Significant improvements have been made in the workplace over the last several decades in California and throughout the entire U.S. Not only are more women holding jobs they were once never considered to be hired for, but the workplace has also become a more diverse environment.
Better employment and labor laws focusing on preventing age, sex, disability religion and race discrimination have certainly helped to pave the way for these improvements, but employers must also be sure to enforce these laws and their own policies in order to maintain a healthy work environment for all employees.
Recently, a federal court jury reviewed a case involving an employee who claimed that his employer failed to protect his rights after his co-workers harassed him and discriminated against him because of his race.

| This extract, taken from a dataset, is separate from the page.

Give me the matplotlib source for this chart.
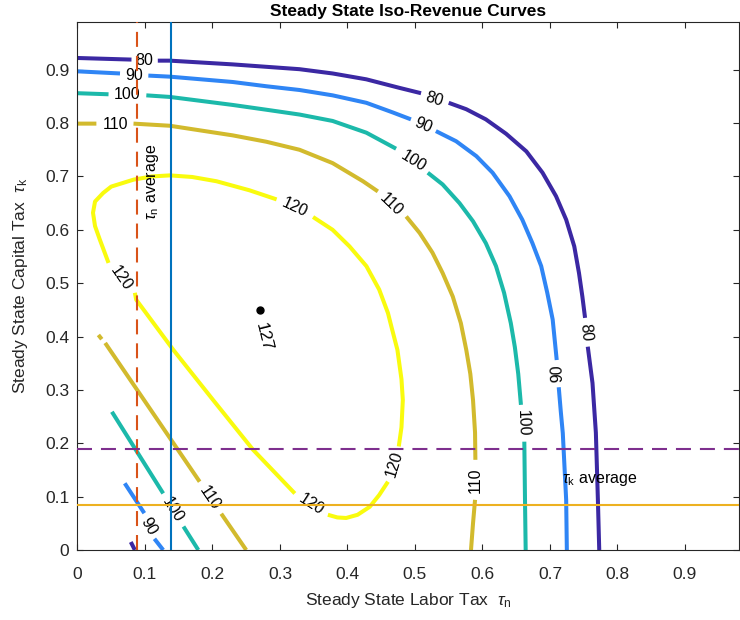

This behavior went on for years without being addressed in a proper manner, the lawsuit argued, ultimately causing the man to experience emotional and physical suffering.
The man, who is black, worked as a steelworker at a plant in New York. Lawyers representing the man's employer claimed that it is common for workers in this field to participate in "trash-talking" and that company executives addressed complaints when reported. The company even installed security cameras to help prevent such behaviors, attorneys stated.
However, the employee's lawsuit claims that comments from co-workers amounted to much more than just a few incidents of trash-talking. Between 2005 and 2008, the man had been called numerous names, he was insulted because of his race and he even found a stuffed monkey with a noose around its neck hanging from his car mirror one day after work.
After reviewing the case, a federal court jury concluded that the man's employer was responsible for failing to protect the worker's rights when the harassment first began. This week, the jury awarded the steelworker $25 million in damages.
Violating the rights of employees should not be tolerated. When an employee does believe that his or her rights are not being protected in the workplace, the employee can take legal action to make sure that an employer is held accountable for such violations.